If I was the friend I wouldn't care if you used the name, but it wouldn't stop me from using it too. Would that bother you?

I'd be more bothered with using the name of someone I know my MIL despised. She's the person I think you should discuss this with.

28
November 19, 2015 4:20 PM

I like the simple way you phrased the question.  But she definitely wouldn't use thel name if I did. This is a very close friend, basically family. 

Also- I really appreciate the above considerations on how the conversation could go sour...but I would always wonder "what if" if I never bring it up. Its not like this is a name she claimed years ago.  In fact, I specifically remember 2 other names she's said she'd like to use in the past and this just happens to currently be her girl name of choice.  If I did sense resentment I would be sure to just let it go and be ok w her using the name bc she did verbalize it first. (Even tho this was "silently" on our list months ago too.) 

If I do decide to bring this up, should I do it ASAP or wait a few weeks.
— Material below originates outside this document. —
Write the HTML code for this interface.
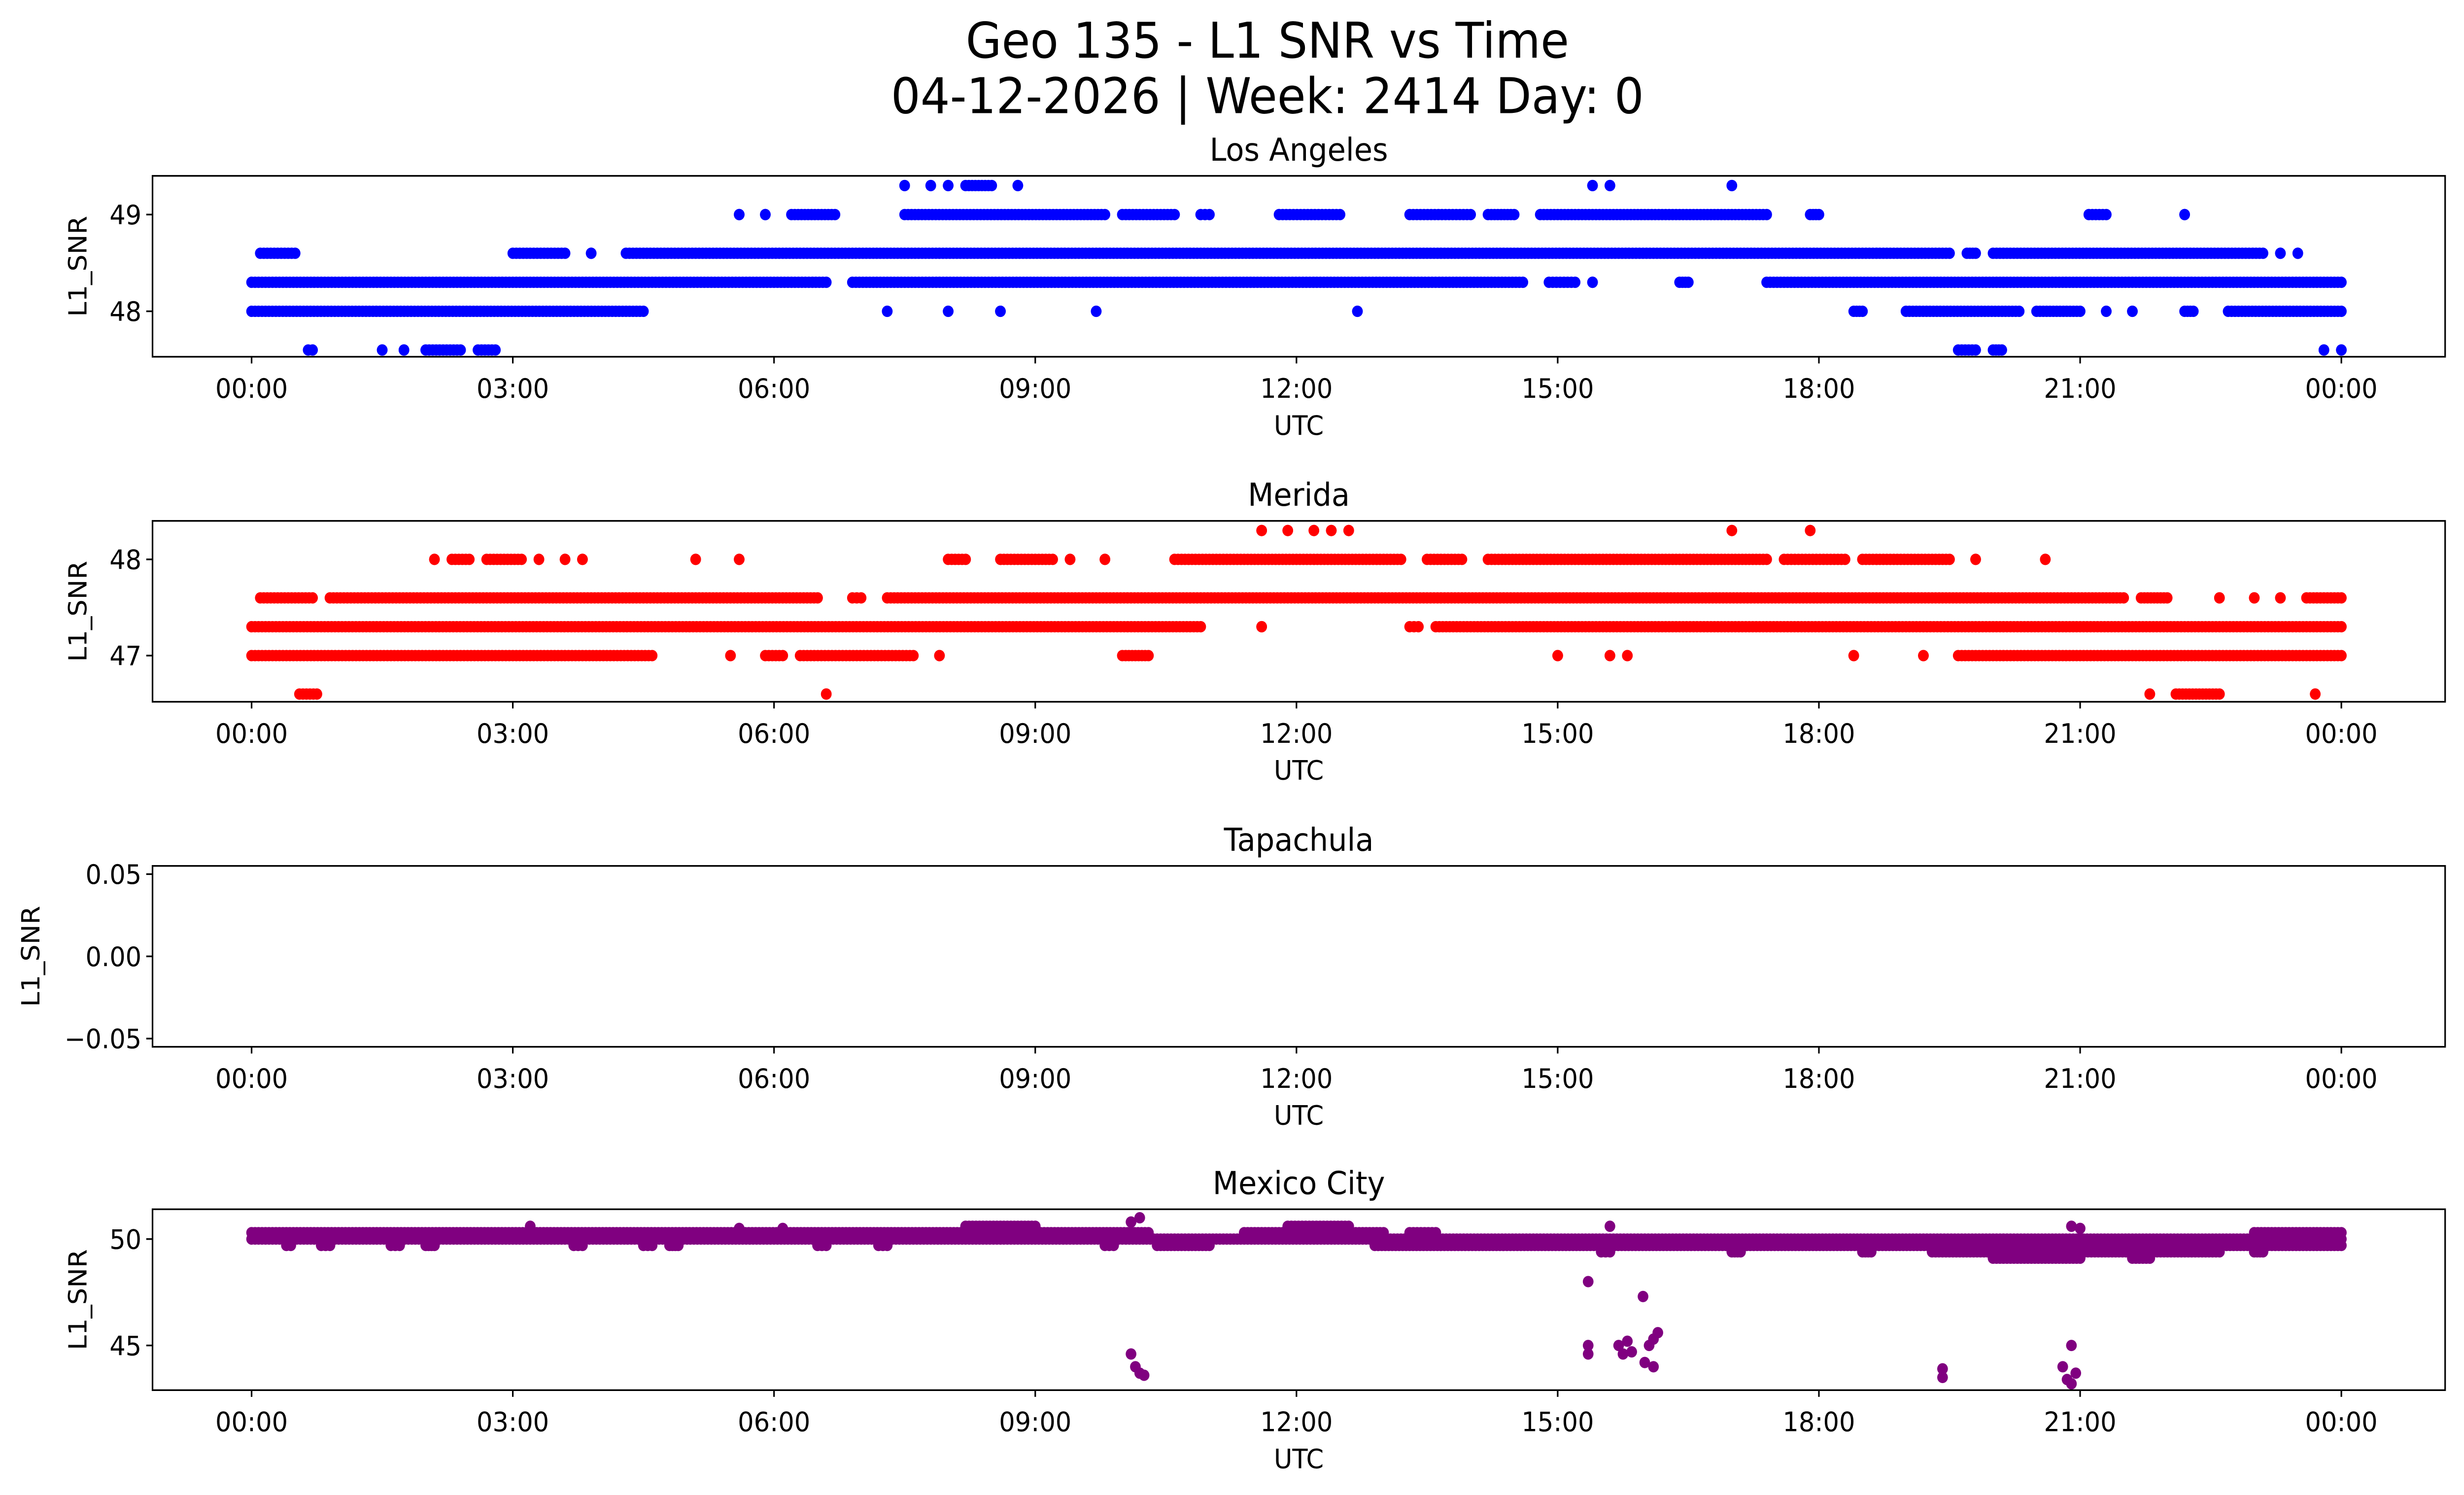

My baby is due in 2months!

As far as my MIL, she would need to accept it and I think the NN we use would help separate my daughter from her disliked SIL. 

30
November 19, 2015 9:51 PM

Not sure if it's been suggested yet, but what about Avery Louise with the same nickname - Ava Lou - makes it a bit longer? 

31
November 19, 2015 10:00 PM

Thanks but I really don't care for the trendiness of Avery. Much prefer older/classic names.  Good thought though!

32
By rooo
November 20, 2015 3:39 AM

I think Ava is probably the right name for you, but given that you like 2 names with a prominant "V" sound, perhaps you would like others? Here are a few more classic options:

Maeve, Olive, Savannah, Sylvia, Valerie, Virginia, Beverly, Geneva, Vada, Waverly

Maybe you should ask your friend who likes Vivienne if she has any other suggestions you might like.

33
November 20, 2015 8:19 AM

Sylvie Louise would also be adorable!